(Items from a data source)

******

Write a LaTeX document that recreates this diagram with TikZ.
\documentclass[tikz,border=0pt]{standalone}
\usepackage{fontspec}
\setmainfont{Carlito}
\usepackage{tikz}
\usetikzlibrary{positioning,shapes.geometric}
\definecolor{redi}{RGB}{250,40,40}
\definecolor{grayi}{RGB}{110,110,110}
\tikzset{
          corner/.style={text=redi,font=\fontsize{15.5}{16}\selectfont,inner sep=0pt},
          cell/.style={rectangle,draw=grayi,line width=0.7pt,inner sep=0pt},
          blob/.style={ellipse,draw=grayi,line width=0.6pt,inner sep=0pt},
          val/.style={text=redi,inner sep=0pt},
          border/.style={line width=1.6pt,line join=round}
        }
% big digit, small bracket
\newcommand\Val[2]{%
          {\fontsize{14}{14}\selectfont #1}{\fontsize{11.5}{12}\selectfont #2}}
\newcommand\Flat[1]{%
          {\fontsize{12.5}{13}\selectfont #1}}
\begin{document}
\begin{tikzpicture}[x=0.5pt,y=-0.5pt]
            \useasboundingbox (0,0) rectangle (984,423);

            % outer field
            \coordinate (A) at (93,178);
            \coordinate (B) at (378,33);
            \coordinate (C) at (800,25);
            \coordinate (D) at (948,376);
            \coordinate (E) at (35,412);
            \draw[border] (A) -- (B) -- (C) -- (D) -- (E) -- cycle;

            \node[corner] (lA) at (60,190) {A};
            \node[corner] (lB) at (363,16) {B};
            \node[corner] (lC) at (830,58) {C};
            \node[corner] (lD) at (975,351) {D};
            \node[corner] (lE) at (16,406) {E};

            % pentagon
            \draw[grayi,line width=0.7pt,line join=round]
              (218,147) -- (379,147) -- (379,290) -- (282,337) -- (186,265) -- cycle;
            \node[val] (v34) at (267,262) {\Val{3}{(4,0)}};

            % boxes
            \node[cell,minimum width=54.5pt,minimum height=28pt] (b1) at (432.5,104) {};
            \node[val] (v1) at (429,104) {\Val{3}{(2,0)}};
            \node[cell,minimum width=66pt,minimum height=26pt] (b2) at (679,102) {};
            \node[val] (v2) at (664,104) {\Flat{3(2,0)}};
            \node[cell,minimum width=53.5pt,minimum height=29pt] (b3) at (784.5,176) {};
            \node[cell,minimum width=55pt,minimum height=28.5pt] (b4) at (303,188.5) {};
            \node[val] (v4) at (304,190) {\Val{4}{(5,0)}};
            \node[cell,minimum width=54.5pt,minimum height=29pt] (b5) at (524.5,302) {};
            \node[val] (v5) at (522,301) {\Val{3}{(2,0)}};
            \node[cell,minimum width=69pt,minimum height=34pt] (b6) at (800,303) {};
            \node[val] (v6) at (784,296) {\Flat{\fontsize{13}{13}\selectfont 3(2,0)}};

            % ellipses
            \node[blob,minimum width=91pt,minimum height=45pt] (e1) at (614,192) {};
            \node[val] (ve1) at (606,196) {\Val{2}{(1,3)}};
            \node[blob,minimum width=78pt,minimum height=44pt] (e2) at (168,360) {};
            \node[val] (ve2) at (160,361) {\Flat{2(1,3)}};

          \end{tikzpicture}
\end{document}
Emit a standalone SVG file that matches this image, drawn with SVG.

******

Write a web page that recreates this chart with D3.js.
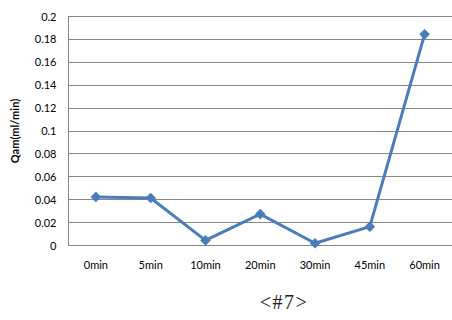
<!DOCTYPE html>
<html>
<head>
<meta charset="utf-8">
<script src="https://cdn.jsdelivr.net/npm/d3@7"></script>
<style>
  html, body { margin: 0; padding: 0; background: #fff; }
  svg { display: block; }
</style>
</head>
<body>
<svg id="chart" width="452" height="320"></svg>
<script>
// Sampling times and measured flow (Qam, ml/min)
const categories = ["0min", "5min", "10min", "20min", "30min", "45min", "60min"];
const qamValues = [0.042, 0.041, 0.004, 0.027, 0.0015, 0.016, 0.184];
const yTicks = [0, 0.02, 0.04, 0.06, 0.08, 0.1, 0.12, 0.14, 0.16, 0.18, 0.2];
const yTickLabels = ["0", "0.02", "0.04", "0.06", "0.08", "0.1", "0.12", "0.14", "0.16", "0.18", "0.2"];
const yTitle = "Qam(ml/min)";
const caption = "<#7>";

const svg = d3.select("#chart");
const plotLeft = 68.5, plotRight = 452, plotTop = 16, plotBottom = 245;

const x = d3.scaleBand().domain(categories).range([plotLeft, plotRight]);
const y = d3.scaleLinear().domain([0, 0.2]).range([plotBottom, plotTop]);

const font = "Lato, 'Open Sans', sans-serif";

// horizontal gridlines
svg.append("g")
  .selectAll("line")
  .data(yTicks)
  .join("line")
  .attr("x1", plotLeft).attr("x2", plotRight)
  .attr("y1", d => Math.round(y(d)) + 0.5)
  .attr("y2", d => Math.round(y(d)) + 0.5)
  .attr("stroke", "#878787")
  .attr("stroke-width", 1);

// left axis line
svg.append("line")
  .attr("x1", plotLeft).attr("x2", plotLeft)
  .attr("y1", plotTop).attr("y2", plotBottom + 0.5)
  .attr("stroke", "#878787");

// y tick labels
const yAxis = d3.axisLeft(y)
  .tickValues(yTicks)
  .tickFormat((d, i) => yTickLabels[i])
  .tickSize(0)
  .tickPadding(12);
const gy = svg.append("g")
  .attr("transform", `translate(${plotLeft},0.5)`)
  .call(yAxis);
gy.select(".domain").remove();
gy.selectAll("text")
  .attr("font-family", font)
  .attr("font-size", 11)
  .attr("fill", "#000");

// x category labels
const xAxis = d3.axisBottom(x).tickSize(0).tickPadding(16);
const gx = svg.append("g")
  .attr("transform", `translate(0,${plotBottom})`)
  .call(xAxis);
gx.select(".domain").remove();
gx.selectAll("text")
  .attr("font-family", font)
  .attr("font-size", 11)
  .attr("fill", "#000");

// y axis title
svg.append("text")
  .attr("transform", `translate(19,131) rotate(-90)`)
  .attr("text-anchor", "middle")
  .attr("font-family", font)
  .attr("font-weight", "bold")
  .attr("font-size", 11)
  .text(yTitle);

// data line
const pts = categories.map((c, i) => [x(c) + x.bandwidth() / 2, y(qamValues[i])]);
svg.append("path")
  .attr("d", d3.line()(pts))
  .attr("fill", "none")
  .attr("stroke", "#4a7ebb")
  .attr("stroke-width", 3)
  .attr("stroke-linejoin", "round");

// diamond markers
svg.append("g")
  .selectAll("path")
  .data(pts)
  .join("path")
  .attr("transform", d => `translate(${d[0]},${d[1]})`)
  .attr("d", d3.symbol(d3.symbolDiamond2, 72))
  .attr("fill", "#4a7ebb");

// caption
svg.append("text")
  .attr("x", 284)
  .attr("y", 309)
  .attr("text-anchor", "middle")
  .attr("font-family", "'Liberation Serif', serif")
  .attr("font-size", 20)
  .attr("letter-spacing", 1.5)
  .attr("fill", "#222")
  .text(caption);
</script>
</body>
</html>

******

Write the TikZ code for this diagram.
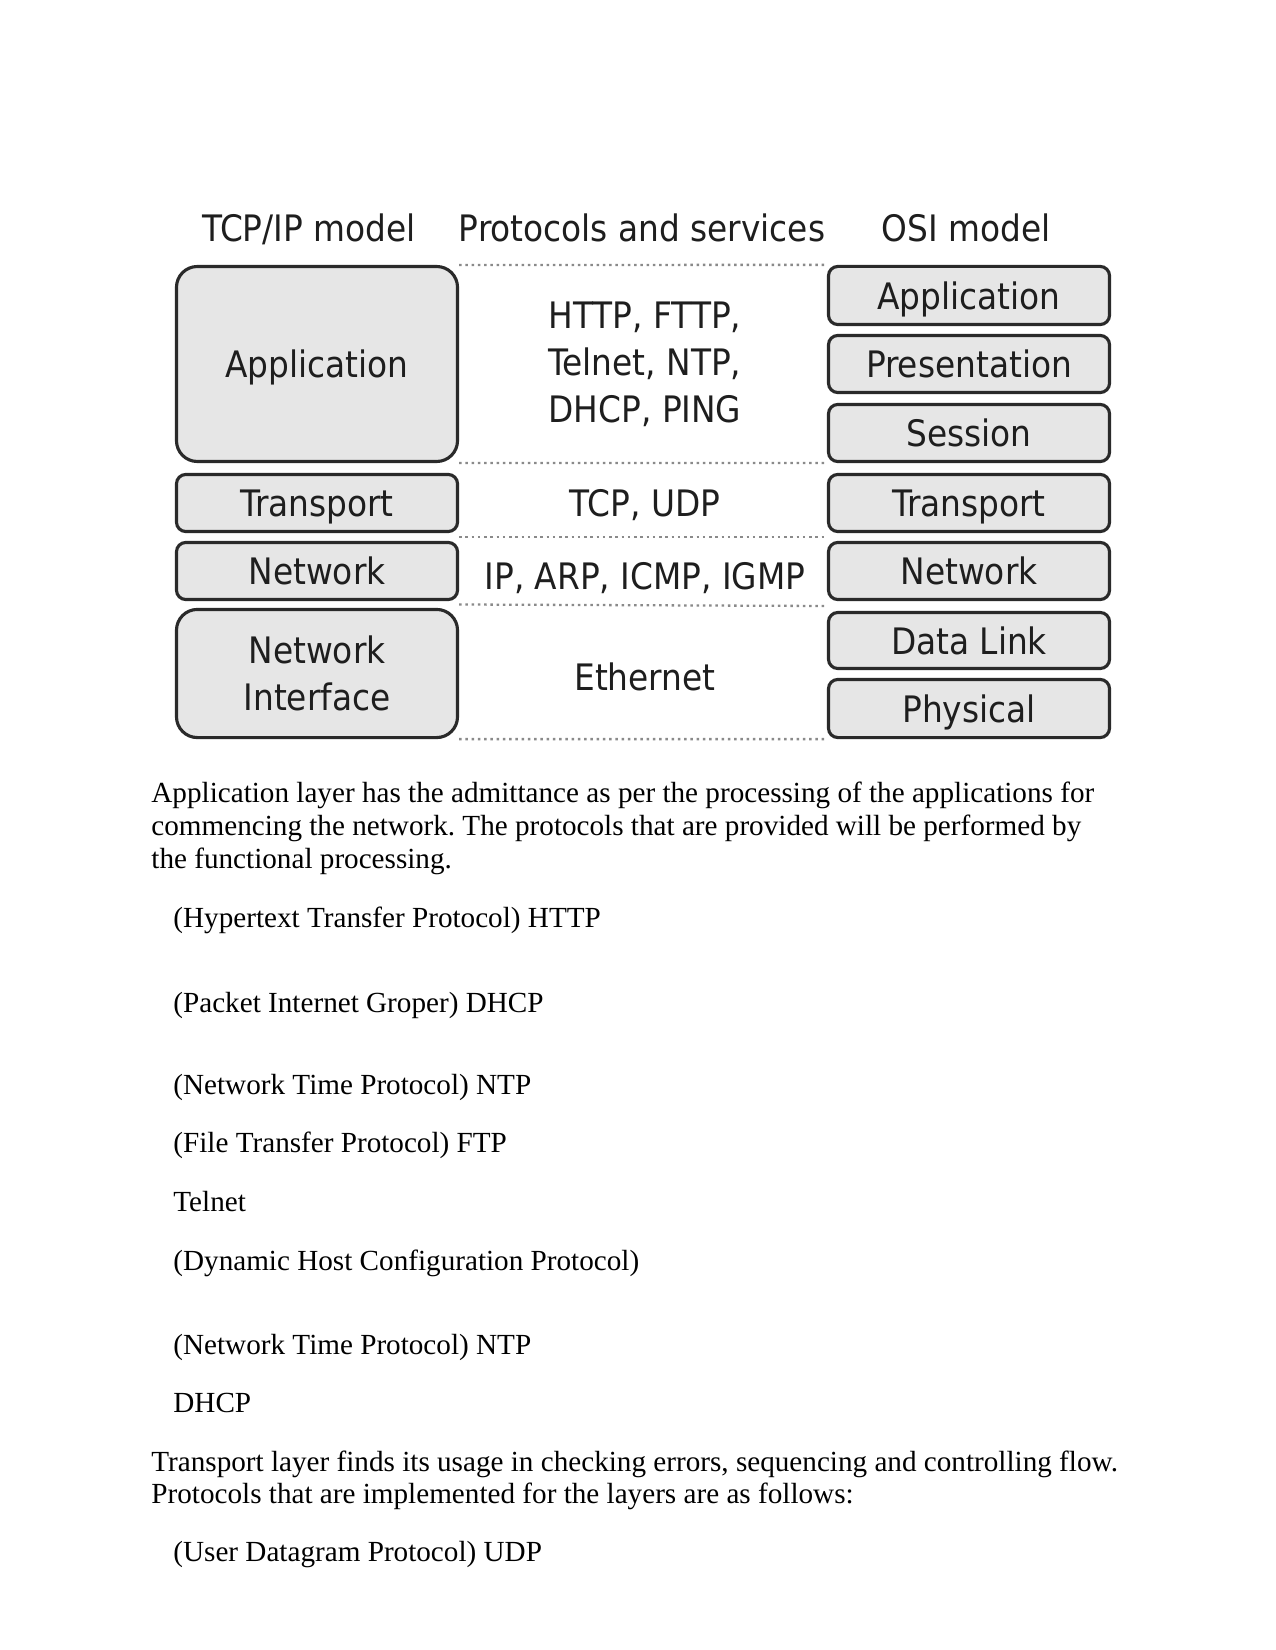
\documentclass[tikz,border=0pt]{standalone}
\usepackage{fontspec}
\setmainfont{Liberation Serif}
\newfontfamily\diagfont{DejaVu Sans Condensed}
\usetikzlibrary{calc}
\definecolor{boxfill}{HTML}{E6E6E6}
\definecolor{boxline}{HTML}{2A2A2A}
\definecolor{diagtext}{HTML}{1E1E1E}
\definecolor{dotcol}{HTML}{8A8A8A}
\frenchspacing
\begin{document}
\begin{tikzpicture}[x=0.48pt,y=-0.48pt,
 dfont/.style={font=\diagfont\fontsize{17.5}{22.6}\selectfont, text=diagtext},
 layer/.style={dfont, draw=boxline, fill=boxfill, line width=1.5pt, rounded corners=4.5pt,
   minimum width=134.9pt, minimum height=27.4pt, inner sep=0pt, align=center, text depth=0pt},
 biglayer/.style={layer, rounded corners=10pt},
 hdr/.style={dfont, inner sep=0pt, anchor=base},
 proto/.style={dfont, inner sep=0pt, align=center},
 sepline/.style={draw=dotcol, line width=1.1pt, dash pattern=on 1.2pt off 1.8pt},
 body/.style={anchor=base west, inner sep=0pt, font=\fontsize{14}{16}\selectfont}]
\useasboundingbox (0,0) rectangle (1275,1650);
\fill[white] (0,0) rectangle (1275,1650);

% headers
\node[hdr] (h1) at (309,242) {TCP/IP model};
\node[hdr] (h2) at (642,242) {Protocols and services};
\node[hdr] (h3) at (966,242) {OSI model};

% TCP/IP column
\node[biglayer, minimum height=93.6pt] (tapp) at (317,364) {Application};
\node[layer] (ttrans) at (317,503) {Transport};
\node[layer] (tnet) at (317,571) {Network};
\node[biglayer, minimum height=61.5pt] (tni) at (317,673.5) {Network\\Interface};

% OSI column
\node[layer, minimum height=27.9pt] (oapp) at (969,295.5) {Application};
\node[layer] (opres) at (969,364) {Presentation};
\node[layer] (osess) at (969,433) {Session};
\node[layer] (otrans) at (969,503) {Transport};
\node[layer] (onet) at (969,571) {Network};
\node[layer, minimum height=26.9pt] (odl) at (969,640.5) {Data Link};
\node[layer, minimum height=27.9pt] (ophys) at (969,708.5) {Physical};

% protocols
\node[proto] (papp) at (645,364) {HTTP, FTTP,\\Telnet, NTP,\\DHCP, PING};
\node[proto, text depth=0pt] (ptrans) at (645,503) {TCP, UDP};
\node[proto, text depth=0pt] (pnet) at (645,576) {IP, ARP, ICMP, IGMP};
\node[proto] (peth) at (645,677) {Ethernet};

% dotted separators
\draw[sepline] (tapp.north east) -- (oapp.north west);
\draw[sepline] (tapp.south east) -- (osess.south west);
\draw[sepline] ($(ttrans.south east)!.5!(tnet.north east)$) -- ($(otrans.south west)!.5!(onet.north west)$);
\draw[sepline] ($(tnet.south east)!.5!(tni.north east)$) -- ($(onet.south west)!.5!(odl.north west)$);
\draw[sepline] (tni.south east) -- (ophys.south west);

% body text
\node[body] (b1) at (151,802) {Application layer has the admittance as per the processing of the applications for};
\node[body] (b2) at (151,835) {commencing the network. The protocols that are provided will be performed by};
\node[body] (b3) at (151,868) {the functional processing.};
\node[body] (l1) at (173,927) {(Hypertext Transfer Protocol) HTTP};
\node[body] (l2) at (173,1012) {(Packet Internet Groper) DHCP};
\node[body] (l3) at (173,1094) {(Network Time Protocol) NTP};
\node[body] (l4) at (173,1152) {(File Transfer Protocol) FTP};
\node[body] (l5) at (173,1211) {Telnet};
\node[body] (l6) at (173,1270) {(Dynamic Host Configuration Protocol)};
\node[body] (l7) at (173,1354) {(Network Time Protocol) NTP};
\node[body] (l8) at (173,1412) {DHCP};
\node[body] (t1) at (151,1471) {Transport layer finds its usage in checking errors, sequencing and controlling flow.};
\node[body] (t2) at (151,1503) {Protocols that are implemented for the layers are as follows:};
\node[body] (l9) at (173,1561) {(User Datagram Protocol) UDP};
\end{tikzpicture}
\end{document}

******

Copy out, exactly, every line from the one that contains "Write the TikZ code for this diagram." through the one that contains "(h3) at (966,242)". Pictures stay out of the copy.

- _EXERCISE SOLUTION_:
Write the TikZ code for this diagram.
\documentclass[tikz,border=0pt]{standalone}
\usepackage{fontspec}
\setmainfont{Liberation Serif}
\newfontfamily\diagfont{DejaVu Sans Condensed}
\usetikzlibrary{calc}
\definecolor{boxfill}{HTML}{E6E6E6}
\definecolor{boxline}{HTML}{2A2A2A}
\definecolor{diagtext}{HTML}{1E1E1E}
\definecolor{dotcol}{HTML}{8A8A8A}
\frenchspacing
\begin{document}
\begin{tikzpicture}[x=0.48pt,y=-0.48pt,
 dfont/.style={font=\diagfont\fontsize{17.5}{22.6}\selectfont, text=diagtext},
 layer/.style={dfont, draw=boxline, fill=boxfill, line width=1.5pt, rounded corners=4.5pt,
   minimum width=134.9pt, minimum height=27.4pt, inner sep=0pt, align=center, text depth=0pt},
 biglayer/.style={layer, rounded corners=10pt},
 hdr/.style={dfont, inner sep=0pt, anchor=base},
 proto/.style={dfont, inner sep=0pt, align=center},
 sepline/.style={draw=dotcol, line width=1.1pt, dash pattern=on 1.2pt off 1.8pt},
 body/.style={anchor=base west, inner sep=0pt, font=\fontsize{14}{16}\selectfont}]
\useasboundingbox (0,0) rectangle (1275,1650);
\fill[white] (0,0) rectangle (1275,1650);

% headers
\node[hdr] (h1) at (309,242) {TCP/IP model};
\node[hdr] (h2) at (642,242) {Protocols and services};
\node[hdr] (h3) at (966,242) {OSI model};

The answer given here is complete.